Am Abend vor seinem Tod am Kreuz steht Jesus vom letzten Abendmahl mit seinen Jüngern auf, gießt Wasser in ein Becken und beginnt, ihnen die Füße zu waschen. So steht es im Johannesevangelium. Die Kirchen erinnern am Gründonnerstag - dieses Jahr am 6. April - vielerorts an die Demutsgeste Jesu.
Zum Beispiel in Karlsruhe. Zwölf Stühle, zwölf Schüsseln mit warmem Wasser, Seife und Handtuch: Mitten auf dem Marktplatz wollen der evangelische Dekan Thomas Schalla und sein katholischer Kollege Hubert Streckert Passanten die Füße waschen. Und sind gespannt, wie das biblische Ritual ankommt: ob Menschen darin eine Wertschätzung erkennen oder es als unangenehm und peinlich ablehnen.
Positive Erfahrungen mit einer Fußwaschung nach biblischem Vorbild haben evangelische Pastoren im vergangenen Jahr auf der Hamburger Reeperbahn gemacht: Das Angebot der Hamburger "Pop-up Church" wurde von Partygängern und Passanten so gut angenommen, dass die frischen Handtücher ausgingen.
Bekannt aus der katholischen Kirche
In der Antike gehörten Fußwaschungen ganz selbstverständlich zur Körperhygiene, weil die Menschen mit Sandalen über staubige Straßen liefen, erklärt die Freiburger Theologin Anni Hentschel: "Es war ein alltägliches Ritual, wie heute das Duschen oder Zähneputzen."
Bekannt sind rituelle Fußwaschungen vor allem aus der katholischen Kirche. Der Papst und auch Priester waschen traditionell an Gründonnerstag anderen Gläubigen die Füße.
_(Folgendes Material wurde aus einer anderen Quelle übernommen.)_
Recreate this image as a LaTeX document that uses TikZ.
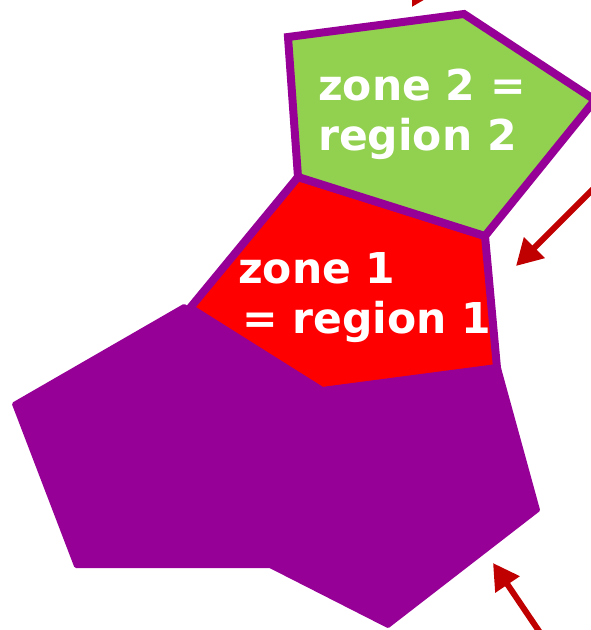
\documentclass[tikz,border=0pt]{standalone}
\usepackage{fontspec}
\setmainfont{DejaVu Sans}
\usetikzlibrary{arrows.meta}
\definecolor{zpurple}{HTML}{960096}
\definecolor{zgreen}{HTML}{92D050}
\definecolor{zred}{HTML}{FF0000}
\definecolor{zarrow}{HTML}{C00000}
\tikzset{
  zoneborder/.style={draw=zpurple, line width=8pt, line join=miter},
  zonetext/.style={text=white, font=\fontsize{42.5}{50}\selectfont\bfseries, anchor=base west, inner sep=0pt},
  redarrow/.style={draw=zarrow, line width=6pt, -{Triangle[length=26pt,width=28pt]}}
}
\begin{document}
\begin{tikzpicture}[x=1pt,y=-1pt]
\useasboundingbox (0,0) rectangle (591,630);
\begin{scope}
\clip (0,0) rectangle (591,630);
% big purple region
\fill[zpurple, draw=zpurple, line width=4pt, line join=round]
  (184,306) -- (14,404) -- (76,566) -- (270,566) -- (388,626) -- (538,510) -- (499,368) -- (322,391) -- cycle;
% zone 1 (red)
\filldraw[fill=zred, zoneborder] (298,177) -- (485,236) -- (497,368) -- (322,391) -- (190,308) -- cycle;
% zone 2 (green)
\filldraw[fill=zgreen, zoneborder] (288,37) -- (464,14) -- (595,100) -- (485,236) -- (298,177) -- cycle;
% arrows
\coordinate (a1s) at (450,-60);
\coordinate (a1e) at (412,7);
\coordinate (a2s) at (600,182);
\coordinate (a2e) at (516,266);
\coordinate (a3s) at (545,640);
\coordinate (a3e) at (493,563);
\draw[redarrow] (a1s) -- (a1e);
\draw[redarrow] (a2s) -- (a2e);
\draw[redarrow] (a3s) -- (a3e);
\end{scope}
% labels
\node[zonetext] (z2a) at (318,100) {zone 2 =};
\node[zonetext] (z2b) at (318,150) {region 2};
\node[zonetext] (z1a) at (238,283) {zone 1};
\node[zonetext] (z1b) at (242,333) {= region 1};
\end{tikzpicture}
\end{document}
Für Aufsehen sorgte Papst Franziskus im Jahr 2013, als er erstmals nicht Priestern in einer Kirche, sondern Häftlingen in einem Gefängnis die Füße wusch.
In unserem kulturellen Kontext fremd
Unter ihnen waren auch eine katholische Italienerin und eine muslimische Serbin, also zwei Frauen - ein weiterer Bruch mit der Tradition. Offiziell ist die Teilnahme von Frauen an der Fußwaschung in der katholischen Kirche erst seit 2016 erlaubt.
Im vergangenen Jahr war der Papst zur Fußwaschung im Gefängnis von Civitavecchia und erklärte laut "Vatican News", das sei Jesu Botschaft: "Ihr müsst euch gegenseitig dienen. Einer dient dem anderen, ohne Interesse."
Außerhalb der Kirchen gibt es Fußwaschungen allenfalls im medizinischen Bereich. "Wir können mit der Fußwaschung in unserem kulturellen Kontext nichts anfangen", sagt Anni Hentschel, Professorin für Neues Testament und Diakoniewissenschaft an der Evangelischen Hochschule Freiburg: "Dass mit der Fußwaschung eine Ehre verbunden sein könnte oder sogar ein gewisser Verwöhnfaktor, ist uns in der Regel völlig fremd."
Zärtliche Berührung, ein Liebesbeweis
In der Zeit Jesu hatten Häuser als Zeichen der Gastfreundschaft ein Fußwaschbecken, in dem sich die Gäste ihre Füße selbst säubern konnten. Gelegentlich wurde diese Aufgaben auch von Sklaven übernommen oder - als besondere Ehre - vom Gastgeber.
Wenn Kinder ihren Eltern, Gastgeber ihren Gästen, Schülerinnen und Schüler ihren Lehrern oder Geliebte ihrem Partner die Füße wuschen, sei das als angenehm, wertschätzend verstanden worden. "Es war ein Liebeserweis, verbunden mit einer zärtlichen Berührung", erklärt Hentschel. Vergleichbar sei dies heute etwa mit dem Schenken eines schönen Blumenstraußes.
Auch im kultischen Bereich spielte die rituelle Waschung einst eine wichtige Rolle, etwa vor dem Betreten des Heiligtums oder Tempels. Das Besondere an der biblischen Erzählung von der Fußwaschung im 13. Kapitel des Johannes-Evangeliums sei es, dass Jesus seinen Jüngern die Füße gewaschen habe und nicht umgekehrt. Die Bedeutung des Rituals zeige sich auch daran, dass es nicht vor dem Essen zur Reinigung stattfand, sondern während der gemeinsamen Mahlzeit. Es sei ein Zeichen der Wertschätzung, erklärt Hentschel, die zum Thema "Die Fußwaschungserzählung im Johannes-Evangelium" habilitiert hat.